This article was written by Chloe Scott (Associate)
The Financial Conduct Authority (“FCA”) and the Prudential Regulation Authority (“PRA”) have announced new rules on whistleblowing that will apply to certain firms in the banking and insurance sectors. The new rules are largely based on the proposals in the FCA and PRA's whistleblowing consultation and aim to help encourage individuals to raise concerns and to challenge poor practice, in the aftermath of the financial crisis.
Who do the new rules apply to?
The new rules will apply to:
- UK deposit takers with assets of £250 million or greater (including banks, building societies and credit unions);
- PRA-designated investment firms; and
- Insurance and reinsurance firms within the scope of Solvency II, and the Society of Lloyd’s and its managing agents.
For all other authorised firms, the rules should be read as non-binding guidance.
What are the new rules?
A summary of the new rules is set out below:
- Whistleblowers’ champion - the new rules require firms to appoint a senior manager (who is expected to be a non-executive director) as a “whistleblowers’ champion” who will be responsible for overseeing the firm’s whistleblowing policies and procedures.
- Internal whistleblowing arrangements – firms must put in place internal whistleblowing arrangements to handle all types of whistleblowing disclosure (not just those relating to regulatory matters or protected disclosures under the Public Interest Disclosure Act 1998) from any person (which could therefore extend to disclosures by customers or competitors). The whistleblowing arrangements in place must protect confidentiality, allow for disclosures through a range of communication measures, ensure the effective assessment and escalation of whistleblowing reports, and ensure the maintenance of appropriate records and procedures.
- Inform employees – firms must tell UK-based employees about the FCA and PRA whistleblowing services and ensure employees are aware that they can approach the regulator at any stage (without raising a concern internally first). Firms must also require their appointed representatives and tied agents to inform UK-based employees about the FCA and PRA whistleblowing services.
- Report to the board – under the new regime, a report on whistleblowing must be presented at least annually to the board (which is to be made available to the FCA or PRA on request).

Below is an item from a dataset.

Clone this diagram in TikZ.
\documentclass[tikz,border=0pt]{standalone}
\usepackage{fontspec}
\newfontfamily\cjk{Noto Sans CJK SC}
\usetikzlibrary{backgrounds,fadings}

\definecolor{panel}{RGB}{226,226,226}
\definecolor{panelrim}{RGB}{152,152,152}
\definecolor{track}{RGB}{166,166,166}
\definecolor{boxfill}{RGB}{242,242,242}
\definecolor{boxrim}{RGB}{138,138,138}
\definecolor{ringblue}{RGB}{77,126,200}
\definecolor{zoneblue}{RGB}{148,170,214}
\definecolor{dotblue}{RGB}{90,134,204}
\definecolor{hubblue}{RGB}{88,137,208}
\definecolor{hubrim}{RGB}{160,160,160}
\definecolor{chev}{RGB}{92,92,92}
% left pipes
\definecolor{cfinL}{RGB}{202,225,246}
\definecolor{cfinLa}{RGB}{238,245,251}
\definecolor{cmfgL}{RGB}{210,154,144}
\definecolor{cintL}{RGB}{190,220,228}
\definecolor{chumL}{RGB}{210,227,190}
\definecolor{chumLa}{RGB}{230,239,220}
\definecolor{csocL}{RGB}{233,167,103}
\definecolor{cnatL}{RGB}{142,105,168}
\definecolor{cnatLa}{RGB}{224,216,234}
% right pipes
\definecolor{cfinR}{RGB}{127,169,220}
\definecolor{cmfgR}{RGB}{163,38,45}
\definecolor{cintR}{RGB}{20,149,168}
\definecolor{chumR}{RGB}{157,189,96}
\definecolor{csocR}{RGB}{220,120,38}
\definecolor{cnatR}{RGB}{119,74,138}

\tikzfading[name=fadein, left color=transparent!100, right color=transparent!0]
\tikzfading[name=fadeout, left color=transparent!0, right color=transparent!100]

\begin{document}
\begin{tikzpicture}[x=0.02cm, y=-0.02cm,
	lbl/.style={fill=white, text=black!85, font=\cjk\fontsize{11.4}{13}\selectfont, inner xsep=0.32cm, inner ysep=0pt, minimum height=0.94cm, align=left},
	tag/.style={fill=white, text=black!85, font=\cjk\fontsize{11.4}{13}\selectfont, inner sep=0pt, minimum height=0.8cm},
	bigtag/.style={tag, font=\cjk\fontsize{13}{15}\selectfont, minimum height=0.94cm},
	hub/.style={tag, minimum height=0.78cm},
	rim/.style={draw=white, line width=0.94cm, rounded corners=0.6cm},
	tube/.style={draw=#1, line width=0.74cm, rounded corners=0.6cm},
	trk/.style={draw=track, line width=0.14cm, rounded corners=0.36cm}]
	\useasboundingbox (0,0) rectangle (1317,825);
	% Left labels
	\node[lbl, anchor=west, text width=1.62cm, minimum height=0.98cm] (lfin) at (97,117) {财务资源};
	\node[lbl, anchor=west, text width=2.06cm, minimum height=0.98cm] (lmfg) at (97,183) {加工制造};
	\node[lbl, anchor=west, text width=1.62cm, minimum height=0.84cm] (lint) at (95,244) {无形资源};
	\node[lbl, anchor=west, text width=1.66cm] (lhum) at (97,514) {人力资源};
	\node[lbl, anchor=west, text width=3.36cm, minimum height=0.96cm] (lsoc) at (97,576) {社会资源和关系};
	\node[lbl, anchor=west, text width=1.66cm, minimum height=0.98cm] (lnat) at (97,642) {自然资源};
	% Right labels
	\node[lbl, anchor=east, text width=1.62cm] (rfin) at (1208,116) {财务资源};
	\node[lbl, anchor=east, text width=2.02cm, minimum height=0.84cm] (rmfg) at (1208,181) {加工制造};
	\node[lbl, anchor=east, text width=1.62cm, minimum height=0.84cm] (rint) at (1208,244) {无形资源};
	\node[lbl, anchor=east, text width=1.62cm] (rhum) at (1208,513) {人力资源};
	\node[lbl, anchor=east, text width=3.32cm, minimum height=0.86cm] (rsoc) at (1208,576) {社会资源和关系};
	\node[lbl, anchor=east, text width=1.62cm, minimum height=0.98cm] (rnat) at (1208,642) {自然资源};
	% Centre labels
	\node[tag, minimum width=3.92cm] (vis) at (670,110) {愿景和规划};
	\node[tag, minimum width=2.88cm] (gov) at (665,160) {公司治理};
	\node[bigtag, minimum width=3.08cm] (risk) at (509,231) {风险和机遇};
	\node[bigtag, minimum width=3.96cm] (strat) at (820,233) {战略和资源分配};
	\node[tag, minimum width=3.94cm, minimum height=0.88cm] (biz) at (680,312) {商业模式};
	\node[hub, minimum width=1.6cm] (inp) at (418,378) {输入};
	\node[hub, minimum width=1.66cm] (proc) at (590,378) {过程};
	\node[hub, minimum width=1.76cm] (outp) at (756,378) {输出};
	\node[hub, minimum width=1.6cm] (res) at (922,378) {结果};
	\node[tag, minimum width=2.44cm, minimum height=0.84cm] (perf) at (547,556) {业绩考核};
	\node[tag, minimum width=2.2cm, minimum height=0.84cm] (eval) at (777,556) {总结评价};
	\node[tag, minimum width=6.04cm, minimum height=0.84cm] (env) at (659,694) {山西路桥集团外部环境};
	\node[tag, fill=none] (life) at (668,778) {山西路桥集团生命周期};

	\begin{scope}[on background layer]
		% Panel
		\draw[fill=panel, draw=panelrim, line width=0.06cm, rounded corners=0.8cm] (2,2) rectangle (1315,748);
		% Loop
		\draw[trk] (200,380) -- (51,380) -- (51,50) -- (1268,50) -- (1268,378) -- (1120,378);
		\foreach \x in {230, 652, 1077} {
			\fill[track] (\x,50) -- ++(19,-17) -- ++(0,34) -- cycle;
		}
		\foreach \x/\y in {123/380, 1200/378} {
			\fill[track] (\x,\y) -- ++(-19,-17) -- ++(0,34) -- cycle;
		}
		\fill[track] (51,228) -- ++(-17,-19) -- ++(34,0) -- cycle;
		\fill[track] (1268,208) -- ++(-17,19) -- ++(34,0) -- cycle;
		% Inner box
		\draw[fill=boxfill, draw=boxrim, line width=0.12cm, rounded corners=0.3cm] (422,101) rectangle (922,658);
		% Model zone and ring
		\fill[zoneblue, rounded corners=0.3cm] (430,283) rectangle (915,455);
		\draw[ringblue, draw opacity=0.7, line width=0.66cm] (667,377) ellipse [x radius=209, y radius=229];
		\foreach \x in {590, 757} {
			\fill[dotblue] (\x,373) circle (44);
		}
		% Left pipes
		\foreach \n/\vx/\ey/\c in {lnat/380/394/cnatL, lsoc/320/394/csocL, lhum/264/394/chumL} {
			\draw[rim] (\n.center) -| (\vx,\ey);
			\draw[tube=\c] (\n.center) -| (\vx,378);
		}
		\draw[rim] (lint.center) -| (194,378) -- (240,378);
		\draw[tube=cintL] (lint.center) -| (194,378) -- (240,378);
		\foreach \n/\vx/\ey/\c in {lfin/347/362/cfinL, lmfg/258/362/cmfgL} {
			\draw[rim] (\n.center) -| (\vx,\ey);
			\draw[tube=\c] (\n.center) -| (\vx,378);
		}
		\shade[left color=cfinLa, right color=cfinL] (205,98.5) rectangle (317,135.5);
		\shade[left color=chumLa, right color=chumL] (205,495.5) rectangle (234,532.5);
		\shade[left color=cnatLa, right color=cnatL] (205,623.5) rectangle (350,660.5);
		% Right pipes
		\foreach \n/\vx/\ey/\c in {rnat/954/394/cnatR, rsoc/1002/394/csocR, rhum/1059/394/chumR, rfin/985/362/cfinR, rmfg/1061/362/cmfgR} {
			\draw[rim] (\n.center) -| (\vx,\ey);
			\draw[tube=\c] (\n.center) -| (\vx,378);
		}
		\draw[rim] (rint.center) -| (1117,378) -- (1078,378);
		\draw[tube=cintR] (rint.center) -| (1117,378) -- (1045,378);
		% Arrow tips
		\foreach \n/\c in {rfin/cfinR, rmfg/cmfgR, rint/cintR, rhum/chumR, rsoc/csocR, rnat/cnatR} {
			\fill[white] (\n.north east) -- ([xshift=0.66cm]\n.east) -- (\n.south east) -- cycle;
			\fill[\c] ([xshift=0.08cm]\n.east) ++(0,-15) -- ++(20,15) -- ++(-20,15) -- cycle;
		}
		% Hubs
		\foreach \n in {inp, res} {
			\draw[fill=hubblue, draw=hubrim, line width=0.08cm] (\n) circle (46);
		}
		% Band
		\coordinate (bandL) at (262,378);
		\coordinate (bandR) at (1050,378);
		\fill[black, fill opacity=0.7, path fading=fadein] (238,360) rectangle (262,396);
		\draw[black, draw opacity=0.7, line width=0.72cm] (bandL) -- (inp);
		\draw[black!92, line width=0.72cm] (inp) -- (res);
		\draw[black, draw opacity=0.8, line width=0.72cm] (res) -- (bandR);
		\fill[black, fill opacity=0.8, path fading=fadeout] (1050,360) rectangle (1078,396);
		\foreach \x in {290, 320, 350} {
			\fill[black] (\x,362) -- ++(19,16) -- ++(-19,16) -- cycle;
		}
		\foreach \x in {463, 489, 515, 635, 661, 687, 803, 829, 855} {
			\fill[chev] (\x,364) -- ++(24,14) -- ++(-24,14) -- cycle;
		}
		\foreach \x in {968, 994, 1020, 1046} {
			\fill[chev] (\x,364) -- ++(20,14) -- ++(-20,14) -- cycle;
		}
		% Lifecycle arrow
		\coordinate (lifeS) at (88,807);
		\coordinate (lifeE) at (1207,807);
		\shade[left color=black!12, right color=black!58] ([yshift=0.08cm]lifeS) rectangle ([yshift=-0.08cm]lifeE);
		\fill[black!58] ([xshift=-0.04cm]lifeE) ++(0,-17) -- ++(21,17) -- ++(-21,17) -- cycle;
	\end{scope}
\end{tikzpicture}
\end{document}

- Report to the FCA - firms must inform the FCA if they lose an employment tribunal claim for whistleblowing (where the claimant successfully argues they were dismissed or subjected to detriment as a result of making a protected disclosure).
- Settlement agreements – settlement agreements must make clear that the employee has a right to make a protected disclosure and must not include warranties that the employee is not aware of, or has not made, a protected disclosure. The FCA has indicated that firms have discretion about whether to include such text in employment contracts.
When does the new regime take effect?
Firms must appoint a whistleblowers’ champion by 7 March 2016 (the same date that the Senior Managers & Certification Regime comes into force) to oversee the implementation of the new whistleblowing regime. Firms will then have until 7 September 2016 to comply with the remaining requirements.
What should firms do now?
Firms within scope of the regime should consider what arrangements need to be put in place to implement the rules by next year’s deadline. Although firms will likely have existing whistleblowing procedures in place, they will need to ensure that they are compliant with the new regime, which is likely to cast the net wider than the existing whistleblower protections firms have in place.
Firms should first identify an appropriate Senior Manager to act as the whistleblowers’ champion, who will then be responsible for the transition into the new regime by September 2016. Other practical considerations that firms should bear in mind include: whether the whistleblowers’ champion or other senior employees require training and whether amendments to template settlement agreements or the staff handbook are required.
Regulated Authorised firms outside of the scope of the regime, although not strictly bound by the rules, should consider whether to apply the rules as best practice.
For now, firms outside of the scope of the new regime can choose whether to apply the rules (which will constitute non-binding guidance). However, the FCA has indicated that, once the rules have had time to bed in, it will consider extending the regime to other regulated firms. The FCA has also indicated that it will consult on extending the rules to include UK branches of relevant overseas firms, to align application with the Senior Managers & Certification Regime. Therefore, it is possible that this new regime will be rolled out across the whole financial services sector in due course.